La degradación no es solo una cuestión de percepciones, sino que puede olerse. Uno de los datos existentes sobre la plaza es que suele estar en los primeros puestos de quejas ciudadanas por la suciedad. De hecho, el año pasado la plaza y una de sus bocacalles, la de la Magdalena, ocupaban los dos primeros puestos de reclamaciones. Los vecinos llegaron a publicar vídeos en redes en los que se veía a ratas entre las jardineras. La solución fue eliminar parte de la vegetación para que los roedores no se ocultaran.

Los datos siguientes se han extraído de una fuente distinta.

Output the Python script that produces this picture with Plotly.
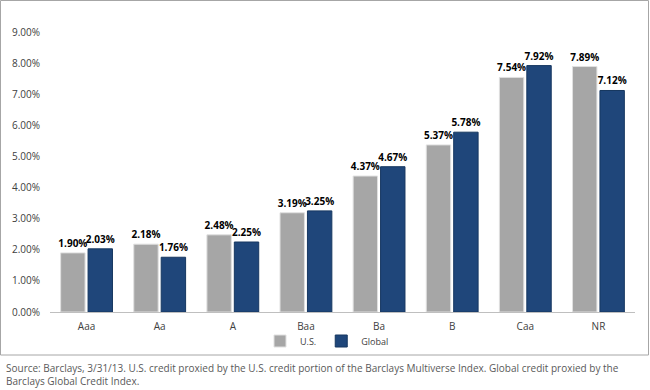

En la madrugada del miércoles, los últimos clientes apuran sus bebidas en las 44 mesas repartidas por las terrazas de los tres bares. Un grupo de seis turistas israelíes buscan el piso que han alquilado, pero no lo encuentran. Una hilera de 36 velas alumbra en la puerta del negocio de Conchi 65 ramos de flores. A sus pies, junto al parque infantil frente a la tienda, se sientan como cada noche Buba, de 34 años y Malleraux, de 44, acompañados de otros compatriotas cameruneses. Ellos se encargan de que el fuego de Conchi nunca se apague. “Para nosotros era como una madre, nos trataba muy bien. Si llovía o hacía frío nos dejaba meternos en el portal de su tienda”, cuenta Malleraux. “Sabía que aquí fuera éramos sus ojos, que la protegíamos. Si hubiéramos estado cuando entró el asesino, nunca habría pasado. Esa es la rabia que nos da”, añade. En ese momento dos chicas jóvenes con latas de Mahou en la mano pasan por delante del altar improvisado. Se detienen, sacan sus teléfonos y se fotografían sonriendo a la cámara.
—¡Eso no se hace! Un respeto, por favor. Ahí acaban de matar a una señora — les espeta Buba antes de levantarse para encender de nuevo las velas y que estas iluminen en la oscuridad su collar plateado donde cuelga un abalorio con la forma de África.